Pablo y los primeros discípulos pascuales "han visto", pero no a Dios, ni a un personaje del pasado simbólico o del futuro mítico de Israel, sino al mismo Jesús, muerto por anunciar el Reino; le han visto (han descubierto en el fondo de la vida su presencia) y le han identificado como el hombre definitivo, hombre de Dios. En ese sentido podemos hablar del Apocalipsis cristiano, sabiendo que “apocalipsis” significa revelación: Dios mismo ha revelado a Jesús crucificado y sus discípulos le han visto, porque se les ha “aparecido” (cf.
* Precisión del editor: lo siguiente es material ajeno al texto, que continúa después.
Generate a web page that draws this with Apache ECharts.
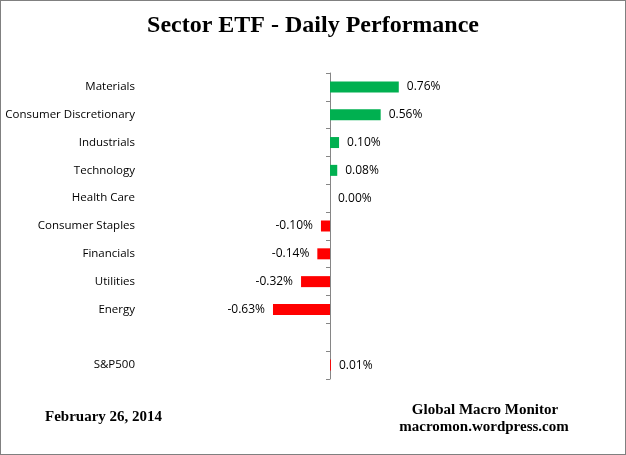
<!DOCTYPE html>
<html><head><meta charset="utf-8">
<script src="https://cdn.jsdelivr.net/npm/echarts@6/dist/echarts.min.js"></script>
<style>html,body{margin:0;padding:0;background:#fff}#c{width:626px;height:455px;box-sizing:border-box;border:1px solid #808080}</style>
</head><body><div id="c"></div>
<script>
var categories = ['Materials','Consumer Discretionary','Industrials','Technology','Health Care','Consumer Staples','Financials','Utilities','Energy','','S&P500'];
var values = [0.76,0.56,0.10,0.08,0.00,-0.10,-0.14,-0.32,-0.63,null,0.01];
var barColors = ['#00B050','#00B050','#00B050','#00B050','#00B050','#FF0000','#FF0000','#FF0000','#FF0000','#FF0000','#FF0000'];
var titleText = 'Sector ETF - Daily Performance';
var dateText = 'February 26, 2014';
var sourceLines = ['Global Macro Monitor','macromon.wordpress.com'];

var chart = echarts.init(document.getElementById('c'), null, {renderer:'canvas'});
var labelFont = '"Open Sans", "Noto Sans", sans-serif';
var serifBold = 'bold 15px "Liberation Serif", "Times New Roman", serif';
chart.setOption({
  animation:false,
  title:{text:titleText,left:'center',top:8,textStyle:{fontFamily:'"Liberation Serif", "Times New Roman", serif',fontWeight:'bold',fontSize:24,color:'#000'}},
  graphic:[
    {type:'text',x:44,y:416,style:{text:dateText,font:serifBold,fill:'#000',textAlign:'left',textVerticalAlign:'middle'}},
    {type:'text',x:484,y:409,style:{text:sourceLines[0],font:serifBold,fill:'#000',textAlign:'center',textVerticalAlign:'middle'}},
    {type:'text',x:483,y:426,style:{text:sourceLines[1],font:serifBold,fill:'#000',textAlign:'center',textVerticalAlign:'middle'}}
  ],
  grid:{left:238.5,right:204.5,top:72,bottom:75,outerBoundsMode:'none',containLabel:false},
  xAxis:{type:'value',min:-1,max:1,show:false,splitLine:{show:false}},
  yAxis:{type:'category',data:categories,inverse:true,
    axisLine:{onZero:true,lineStyle:{color:'#868686',width:1}},
    axisTick:{show:true,length:4,inside:false,lineStyle:{color:'#868686'}},
    axisLabel:{margin:104.5,fontFamily:labelFont,fontSize:11.5,color:'#000',padding:[2,0,0,0]}},
  series:[{type:'bar',barWidth:11,
    data:values.map(function(v,i){return {value:v,itemStyle:{color:barColors[i]},label:{position:(v!=null&&v<0)?'left':'right'}};}),
    label:{show:true,distance:8,fontFamily:labelFont,fontSize:12,color:'#000',
      formatter:function(p){return p.value==null?'':p.value.toFixed(2)+'%';}}
  }]
});
</script></body></html>
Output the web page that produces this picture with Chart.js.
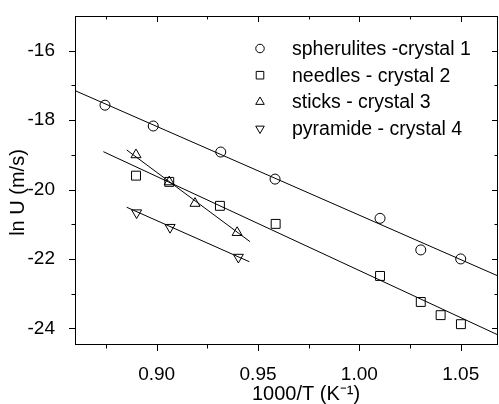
<!DOCTYPE html>
<html>
<head>
<meta charset="utf-8">
<script src="https://cdn.jsdelivr.net/npm/chart.js@4.4.0/dist/chart.umd.min.js"></script>
<style>
  html, body { margin: 0; padding: 0; background: #fff; }
</style>
</head>
<body>
<canvas id="arrheniusChart" width="499" height="404"></canvas>
<script>
// valores (1000/T, ln U)
const spheruX = [0.8745, 0.8983, 0.9316, 0.9584, 1.0102, 1.0303, 1.0500];
const spheruY = [-17.57, -18.17, -18.92, -19.70, -20.83, -21.74, -22.00];
const needlesX = [0.8898, 0.9062, 0.9312, 0.9587, 1.0102, 1.0303, 1.0401, 1.0501];
const needlesY = [-19.60, -19.78, -20.47, -20.99, -22.49, -23.24, -23.62, -23.88];
const sticksX = [0.8898, 0.9062, 0.9189, 0.9397];
const sticksY = [-19.00, -19.78, -20.40, -21.24];
const pyramX = [0.8901, 0.9066, 0.9403];
const pyramY = [-20.67, -21.09, -21.95];

// rectas de ajuste (extremos)
const fitSpheruX = [0.8597, 1.0684];
const fitSpheruY = [-17.15, -22.49];
const fitNeedlesX = [0.8737, 1.0684];
const fitNeedlesY = [-18.91, -24.19];
const fitSticksX = [0.8852, 0.9460];
const fitSticksY = [-18.86, -21.50];
const fitPyramX = [0.8852, 0.9457];
const fitPyramY = [-20.51, -22.08];

const labels = ['spherulites -crystal 1', 'needles - crystal 2', 'sticks - crystal 3', 'pyramide - crystal 4'];
const xTicks = [0.90, 0.95, 1.00, 1.05];
const yTicks = [-24, -22, -20, -18, -16];
const xTitle = '1000/T (K\u207B\u00B9)';
const yTitle = 'ln U (m/s)';

const toPts = (xs, ys) => xs.map((v, i) => ({ x: v, y: ys[i] }));

const FONT = "'Liberation Sans', Arial, sans-serif";
Chart.defaults.color = '#000';
Chart.defaults.font.family = FONT;

function marker(label, xs, ys, style, radius, rotation) {
  return {
    label: label,
    data: toPts(xs, ys),
    pointStyle: style,
    pointRadius: radius,
    pointRotation: rotation || 0,
    pointBorderWidth: 1,
    pointBorderColor: '#000',
    pointBackgroundColor: 'rgba(0,0,0,0)',
    showLine: false
  };
}

function fitLine(xs, ys) {
  return {
    label: '',
    data: toPts(xs, ys),
    showLine: true,
    borderColor: '#000',
    borderWidth: 1,
    pointRadius: 0,
    isFit: true
  };
}

// marcas de los ejes: fuera abajo/izquierda, dentro arriba/derecha
const frameTicks = {
  id: 'frameTicks',
  afterDraw(chart) {
    const { ctx, chartArea: a, scales } = chart;
    const x = scales.x, y = scales.y;
    ctx.save();
    ctx.strokeStyle = '#000';
    ctx.lineWidth = 1;
    ctx.strokeRect(a.left + 0.5, a.top + 0.5, a.right - a.left - 1, a.bottom - a.top - 1);

    const xMarks = [];
    xTicks.forEach(v => { xMarks.push([v, 6]); xMarks.push([v - 0.025, 3.5]); });
    xMarks.push([xTicks[xTicks.length - 1] + 0.025, 3.5]);
    const yMarks = [];
    yTicks.forEach(v => { yMarks.push([v, 6]); yMarks.push([v + 1, 3.5]); });

    ctx.beginPath();
    xMarks.forEach(([v, len]) => {
      if (v < x.min || v > x.max) return;
      const px = Math.round(x.getPixelForValue(v)) + 0.5;
      ctx.moveTo(px, a.bottom); ctx.lineTo(px, a.bottom + len);
      ctx.moveTo(px, a.top); ctx.lineTo(px, a.top + len);
    });
    yMarks.forEach(([v, len]) => {
      if (v <= y.min || v >= y.max) return;
      const py = Math.round(y.getPixelForValue(v)) + 0.5;
      ctx.moveTo(a.left, py); ctx.lineTo(a.left - len, py);
      ctx.moveTo(a.right, py); ctx.lineTo(a.right - len, py);
    });
    ctx.stroke();

    // titulos de los ejes
    ctx.fillStyle = '#000';
    ctx.font = '20px ' + FONT;
    ctx.textAlign = 'center';
    ctx.textBaseline = 'alphabetic';
    ctx.fillText(xTitle, 306, 400);
    ctx.translate(24, 192.5);
    ctx.rotate(-Math.PI / 2);
    ctx.fillText(yTitle, 0, 0);
    ctx.restore();
  }
};

// leyenda dentro del area
const insideLegend = {
  id: 'insideLegend',
  afterDraw(chart) {
    const ctx = chart.ctx;
    const items = chart.data.datasets.filter(d => !d.isFit);
    ctx.save();
    ctx.font = '19.5px ' + FONT;
    ctx.textBaseline = 'middle';
    ctx.textAlign = 'left';
    items.forEach((d, i) => {
      const cy = 48.5 + i * 26.7;
      ctx.strokeStyle = '#000';
      ctx.fillStyle = 'rgba(0,0,0,0)';
      ctx.lineWidth = 1;
      Chart.helpers.drawPoint(ctx, {
        pointStyle: d.pointStyle,
        radius: d.pointRadius * 0.85,
        rotation: d.pointRotation,
        borderWidth: 1
      }, 260, cy);
      ctx.fillStyle = '#000';
      ctx.fillText(d.label, 292, cy + 1);
    });
    ctx.restore();
  }
};

const ctx = document.getElementById('arrheniusChart').getContext('2d');
const arrheniusChart = new Chart(ctx, {
  type: 'scatter',
  data: {
    datasets: [
      marker(labels[0], spheruX, spheruY, 'circle', 5),
      marker(labels[1], needlesX, needlesY, 'rect', 6.3),
      marker(labels[2], sticksX, sticksY, 'triangle', 5.8),
      marker(labels[3], pyramX, pyramY, 'triangle', 5.8, 180),
      fitLine(fitSpheruX, fitSpheruY),
      fitLine(fitNeedlesX, fitNeedlesY),
      fitLine(fitSticksX, fitSticksY),
      fitLine(fitPyramX, fitPyramY)
    ]
  },
  options: {
    responsive: false,
    animation: false,
    // sin autoPadding: el radio de los puntos ya no empuja el area
    layout: { autoPadding: false, padding: { top: 16, right: 1, left: 0, bottom: 0 } },
    plugins: {
      legend: { display: false },
      tooltip: { enabled: false }
    },
    scales: {
      x: {
        type: 'linear',
        min: 0.8597,
        max: 1.0684,
        afterBuildTicks: s => { s.ticks = xTicks.map(v => ({ value: v })); },
        afterFit: s => { s.height = 59; s.paddingLeft = 0; s.paddingRight = 0; },
        grid: { display: false },
        border: { display: false },
        ticks: {
          padding: 10,
          maxRotation: 0,
          font: { size: 19 },
          callback: v => Number(v).toFixed(2)
        }
      },
      y: {
        type: 'linear',
        min: -24.48,
        max: -15,
        afterBuildTicks: s => { s.ticks = yTicks.map(v => ({ value: v })); },
        afterFit: s => { s.width = 75; s.paddingTop = 0; s.paddingBottom = 0; },
        grid: { display: false },
        border: { display: false },
        ticks: {
          padding: 12,
          font: { size: 19 },
          callback: v => String(v)
        }
      }
    }
  },
  plugins: [frameTicks, insideLegend]
});
</script>
</body>
</html>
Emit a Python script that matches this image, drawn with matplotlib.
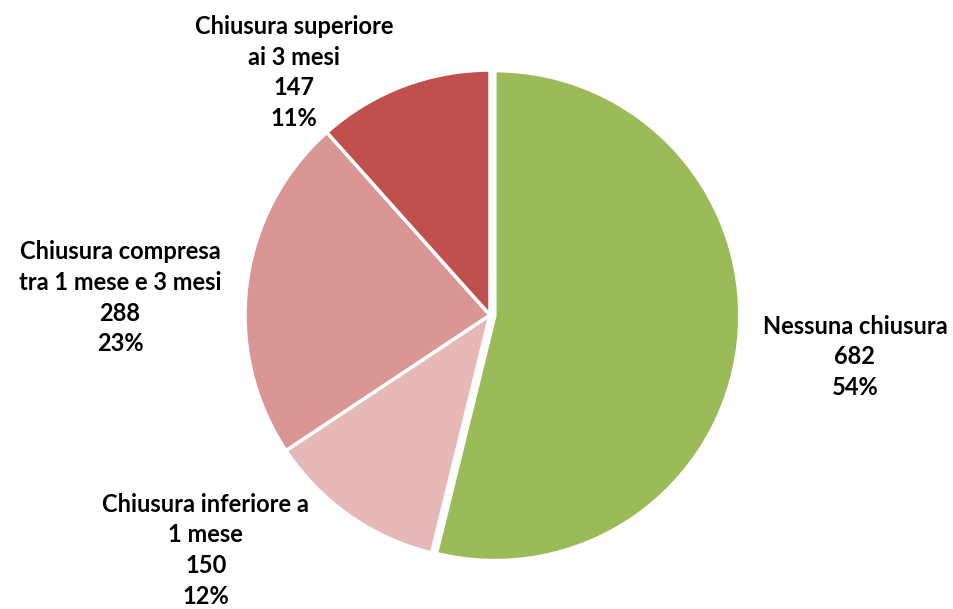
import matplotlib.pyplot as plt

categorie = ['Nessuna chiusura', 'Chiusura inferiore a\n1 mese',
             'Chiusura compresa\ntra 1 mese e 3 mesi', 'Chiusura superiore\nai 3 mesi']
valori = [682, 150, 288, 147]
percentuali = ['54%', '12%', '23%', '11%']
colori = ['#9BBB59', '#E6B9B8', '#D99694', '#C0504D']

# posizioni delle etichette (in unita' di raggio)
pos_etichette = [(1.49, -0.17), (-1.16, -0.96), (-1.51, 0.07), (-0.80, 0.99)]

fig = plt.figure(figsize=(9.54, 6.09), dpi=100)
ax = fig.add_axes([0, 0, 1, 1])

ax.pie(valori, colors=colori, startangle=90, counterclock=False,
       explode=[0.02, 0, 0, 0], radius=1,
       wedgeprops=dict(edgecolor='white', linewidth=2.5))

for nome, v, p, (x, y) in zip(categorie, valori, percentuali, pos_etichette):
    ax.text(x, y, f"{nome}\n{v}\n{p}", ha='center', va='center',
            fontsize=17, fontweight='bold', family='Lato',
            linespacing=1.4, color='black')

ax.set_xlim(-2.0, 1.894)
ax.set_ylim(-1.2, 1.286)
ax.set_aspect('equal')
ax.axis('off')

fig.savefig('out.png', dpi=100)
plt.close(fig)
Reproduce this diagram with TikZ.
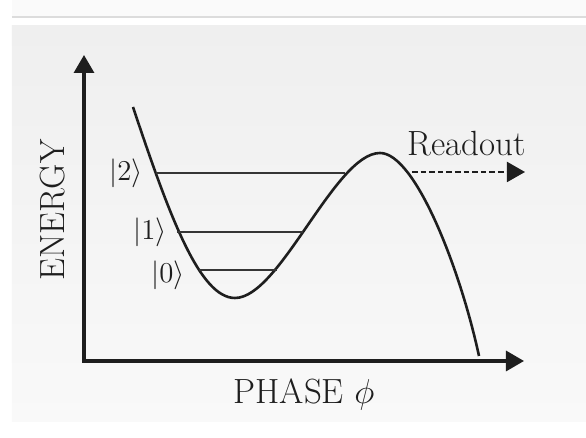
\documentclass[tikz,border=0pt]{standalone}
\usetikzlibrary{arrows.meta}
\definecolor{panelTop}{HTML}{EFEFEF}
\definecolor{panelBot}{HTML}{F9F9F9}
\definecolor{bandFill}{HTML}{FAFAFA}
\definecolor{ruleGray}{HTML}{DCDCDC}
\definecolor{ink}{HTML}{1E1E1E}
\tikzset{
  >={Triangle[length=9pt,width=10pt]},
  axis/.style={line width=1.6pt, draw=ink, <->},
  potential/.style={line width=1.3pt, draw=ink},
  level/.style={line width=1.1pt, draw=ink!90},
  readout/.style={line width=1pt, draw=ink, dash pattern=on 2.8pt off 1.5pt, ->},
  axislabel/.style={font=\fontsize{17.5}{20}\selectfont, text=ink, inner sep=0pt},
  ketlabel/.style={font=\fontsize{14}{17}\selectfont, text=ink, inner sep=0pt, anchor=east},
}
\begin{document}
\begin{tikzpicture}[x=0.5pt, y=0.5pt]
  \useasboundingbox (0,0) rectangle (586,438);
  \fill[white] (0,0) rectangle (586,438);
  \fill[bandFill] (12,422) rectangle (586,438);
  \draw[ruleGray, line width=1pt] (12,421) -- (586,421);
  \shade[top color=panelTop, bottom color=panelBot] (12,16) rectangle (586,412);

  \coordinate (O) at (84,77);
  \coordinate (ytip) at (84,383);
  \coordinate (xtip) at (524,77);
  \draw[axis] (ytip) -- (O) -- (xtip);

  \coordinate (wall) at (133,331);
  \coordinate (well) at (235,140);
  \coordinate (barrier) at (380,285);
  \coordinate (drop) at (479,82);
  \draw[potential] (wall) .. controls (170,220) and (200,140) .. (well)
    .. controls (280,140) and (335,285) .. (barrier)
    .. controls (415,285) and (460,170) .. (drop);

  \foreach \n/\y/\xl/\xr/\lx/\ly in {0/168/199/277/185/163, 1/206/177/303/167/206, 2/265/156/345/143/265} {
    \coordinate (L\n) at (\xl,\y);
    \coordinate (R\n) at (\xr,\y);
    \draw[level] (L\n) -- (R\n);
    \node[ketlabel] (ket\n) at (\lx,\ly) {$|\n\rangle$};
  }

  \coordinate (rstart) at (412,266);
  \coordinate (rend) at (525,266);
  \draw[readout] (rstart) -- (rend);
  \node[axislabel] (readtext) at (467,294) {Readout};

  \node[axislabel, rotate=90] (energy) at (53,228) {ENERGY};
  \node[axislabel] (phase) at (304,44) {PHASE $\phi$};
\end{tikzpicture}
\end{document}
Rom 1,17; 1 Cor 2, 10; Gal 1, 12.16).

No se trata por tanto de “una aparición más”, sino de la aparición nueva y definitiva, del descubrimiento de la nueva humanidad, que se identifica con Jesús (no con Henoc o a un personaje angélico). La humanidad nueva “es” Jesús. Por eso, los cristianos saben que la historia, culminada ya y centrada en Cristo recibe en él sentido nuevo y así lo “han visto”. De esa forma, la “aparición pascual” se identifica con la visión del hombre nuevo. Con Jesús ha culminado el tiempo y se ha “revelado” la nueva humanidad, como han destacado de formas convergentes y complementarias los testimonios del Nuevo Testamento (los sinópticos Pablo y Marcos, las tradiciones de Hebreos y Juan).

Éste es el giro epistemológico y mesiánico, el cambio radical del cristianismo. Todos los intentos de explicarlo como simple evolución de algo anterior han fracasado: la iglesia ha nacido, dentro del judaísmo, como expresión de un salto cualitativo, vinculando precisamente a la aparición (experiencia apocalíptica) de la presencia de un crucificado, rechazado por la legalidad vigente, que está vivo y sigue poniendo en marcha su movimiento de Reino.

Desde este fondo resulta secundarias las otras apariciones que ha contado el Nuevo Testamento, en el contexto del nacimiento de Jesús: aparición del ángel de la anunciación (cf. Lc 1 y Mt 1), lo mismo que las “apariciones” de ángeles y seres sobrenaturales en el Apocalipsis. Más secundarias son aún las posibles apariciones de Jesús y/de la Virgen María a determinados santos (Catalina de Siena, Teresa de Jesús) o las apariciones vinculadas al surgimiento de lugares de culto (como Lourdes en Francia o Fátima en Portugal). Todas ellas pertenecen al plano de las revelaciones privadas.